Dataset extract ▸
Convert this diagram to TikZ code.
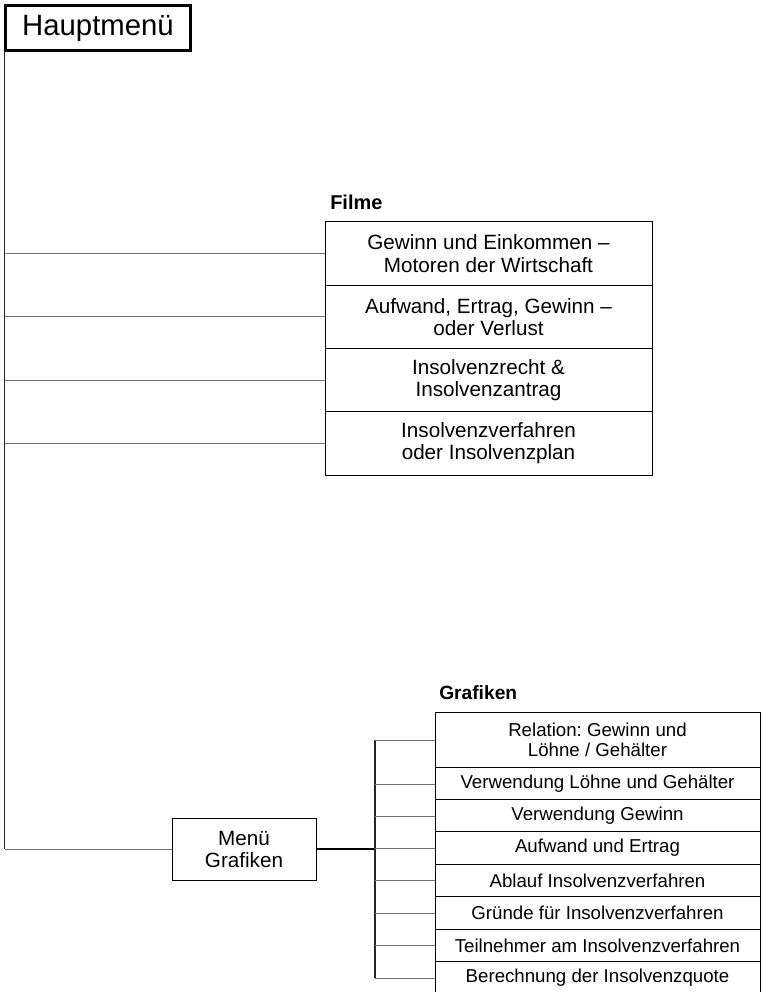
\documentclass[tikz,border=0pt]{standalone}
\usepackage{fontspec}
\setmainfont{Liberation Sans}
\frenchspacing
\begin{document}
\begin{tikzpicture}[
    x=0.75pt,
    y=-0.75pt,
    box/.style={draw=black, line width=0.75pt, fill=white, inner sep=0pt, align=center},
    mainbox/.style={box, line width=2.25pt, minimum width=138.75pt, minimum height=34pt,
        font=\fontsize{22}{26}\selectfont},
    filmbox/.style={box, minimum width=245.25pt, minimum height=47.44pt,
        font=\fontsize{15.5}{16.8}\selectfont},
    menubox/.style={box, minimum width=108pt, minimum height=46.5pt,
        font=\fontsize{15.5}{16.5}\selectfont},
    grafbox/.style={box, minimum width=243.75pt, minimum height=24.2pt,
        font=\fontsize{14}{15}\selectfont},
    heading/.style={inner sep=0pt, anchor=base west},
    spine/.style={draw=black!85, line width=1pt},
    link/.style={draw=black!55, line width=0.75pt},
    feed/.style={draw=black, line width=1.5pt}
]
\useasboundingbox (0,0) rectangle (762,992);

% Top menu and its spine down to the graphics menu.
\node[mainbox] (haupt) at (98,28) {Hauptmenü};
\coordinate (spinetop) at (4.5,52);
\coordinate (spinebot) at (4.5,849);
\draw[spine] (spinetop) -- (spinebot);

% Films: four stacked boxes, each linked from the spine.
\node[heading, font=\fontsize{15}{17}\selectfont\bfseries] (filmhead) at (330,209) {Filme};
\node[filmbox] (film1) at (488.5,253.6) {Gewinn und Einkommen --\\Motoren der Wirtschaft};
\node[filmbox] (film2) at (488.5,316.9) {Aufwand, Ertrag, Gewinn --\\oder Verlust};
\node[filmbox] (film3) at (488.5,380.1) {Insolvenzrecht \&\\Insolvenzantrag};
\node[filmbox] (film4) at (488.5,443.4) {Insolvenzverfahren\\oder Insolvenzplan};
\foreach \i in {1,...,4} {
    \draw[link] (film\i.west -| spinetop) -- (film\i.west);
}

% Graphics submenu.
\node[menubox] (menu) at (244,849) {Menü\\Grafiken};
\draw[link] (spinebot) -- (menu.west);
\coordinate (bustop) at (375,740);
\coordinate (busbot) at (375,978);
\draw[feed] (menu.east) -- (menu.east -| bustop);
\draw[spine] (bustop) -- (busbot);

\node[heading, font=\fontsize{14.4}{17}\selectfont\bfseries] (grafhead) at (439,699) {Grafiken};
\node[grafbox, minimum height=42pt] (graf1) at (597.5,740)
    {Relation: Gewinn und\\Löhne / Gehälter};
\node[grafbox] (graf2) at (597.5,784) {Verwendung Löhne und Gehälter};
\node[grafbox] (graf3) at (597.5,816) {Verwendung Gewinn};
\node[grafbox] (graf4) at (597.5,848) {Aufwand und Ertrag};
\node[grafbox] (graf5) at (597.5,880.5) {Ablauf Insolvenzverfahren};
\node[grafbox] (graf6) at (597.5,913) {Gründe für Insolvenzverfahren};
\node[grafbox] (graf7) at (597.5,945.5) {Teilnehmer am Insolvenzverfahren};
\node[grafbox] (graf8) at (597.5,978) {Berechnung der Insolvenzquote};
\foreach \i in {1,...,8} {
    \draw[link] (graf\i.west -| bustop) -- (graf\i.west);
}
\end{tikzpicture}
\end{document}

Objective ▸ Your task is to repeat the data above exactly while excluding the pictures.

Response to this exercise ▸
Convert this diagram to TikZ code.
\documentclass[tikz,border=0pt]{standalone}
\usepackage{fontspec}
\setmainfont{Liberation Sans}
\frenchspacing
\begin{document}
\begin{tikzpicture}[
    x=0.75pt,
    y=-0.75pt,
    box/.style={draw=black, line width=0.75pt, fill=white, inner sep=0pt, align=center},
    mainbox/.style={box, line width=2.25pt, minimum width=138.75pt, minimum height=34pt,
        font=\fontsize{22}{26}\selectfont},
    filmbox/.style={box, minimum width=245.25pt, minimum height=47.44pt,
        font=\fontsize{15.5}{16.8}\selectfont},
    menubox/.style={box, minimum width=108pt, minimum height=46.5pt,
        font=\fontsize{15.5}{16.5}\selectfont},
    grafbox/.style={box, minimum width=243.75pt, minimum height=24.2pt,
        font=\fontsize{14}{15}\selectfont},
    heading/.style={inner sep=0pt, anchor=base west},
    spine/.style={draw=black!85, line width=1pt},
    link/.style={draw=black!55, line width=0.75pt},
    feed/.style={draw=black, line width=1.5pt}
]
\useasboundingbox (0,0) rectangle (762,992);

% Top menu and its spine down to the graphics menu.
\node[mainbox] (haupt) at (98,28) {Hauptmenü};
\coordinate (spinetop) at (4.5,52);
\coordinate (spinebot) at (4.5,849);
\draw[spine] (spinetop) -- (spinebot);

% Films: four stacked boxes, each linked from the spine.
\node[heading, font=\fontsize{15}{17}\selectfont\bfseries] (filmhead) at (330,209) {Filme};
\node[filmbox] (film1) at (488.5,253.6) {Gewinn und Einkommen --\\Motoren der Wirtschaft};
\node[filmbox] (film2) at (488.5,316.9) {Aufwand, Ertrag, Gewinn --\\oder Verlust};
\node[filmbox] (film3) at (488.5,380.1) {Insolvenzrecht \&\\Insolvenzantrag};
\node[filmbox] (film4) at (488.5,443.4) {Insolvenzverfahren\\oder Insolvenzplan};
\foreach \i in {1,...,4} {
    \draw[link] (film\i.west -| spinetop) -- (film\i.west);
}

% Graphics submenu.
\node[menubox] (menu) at (244,849) {Menü\\Grafiken};
\draw[link] (spinebot) -- (menu.west);
\coordinate (bustop) at (375,740);
\coordinate (busbot) at (375,978);
\draw[feed] (menu.east) -- (menu.east -| bustop);
\draw[spine] (bustop) -- (busbot);

\node[heading, font=\fontsize{14.4}{17}\selectfont\bfseries] (grafhead) at (439,699) {Grafiken};
\node[grafbox, minimum height=42pt] (graf1) at (597.5,740)
    {Relation: Gewinn und\\Löhne / Gehälter};
\node[grafbox] (graf2) at (597.5,784) {Verwendung Löhne und Gehälter};
\node[grafbox] (graf3) at (597.5,816) {Verwendung Gewinn};
\node[grafbox] (graf4) at (597.5,848) {Aufwand und Ertrag};
\node[grafbox] (graf5) at (597.5,880.5) {Ablauf Insolvenzverfahren};
\node[grafbox] (graf6) at (597.5,913) {Gründe für Insolvenzverfahren};
\node[grafbox] (graf7) at (597.5,945.5) {Teilnehmer am Insolvenzverfahren};
\node[grafbox] (graf8) at (597.5,978) {Berechnung der Insolvenzquote};
\foreach \i in {1,...,8} {
    \draw[link] (graf\i.west -| bustop) -- (graf\i.west);
}
\end{tikzpicture}
\end{document}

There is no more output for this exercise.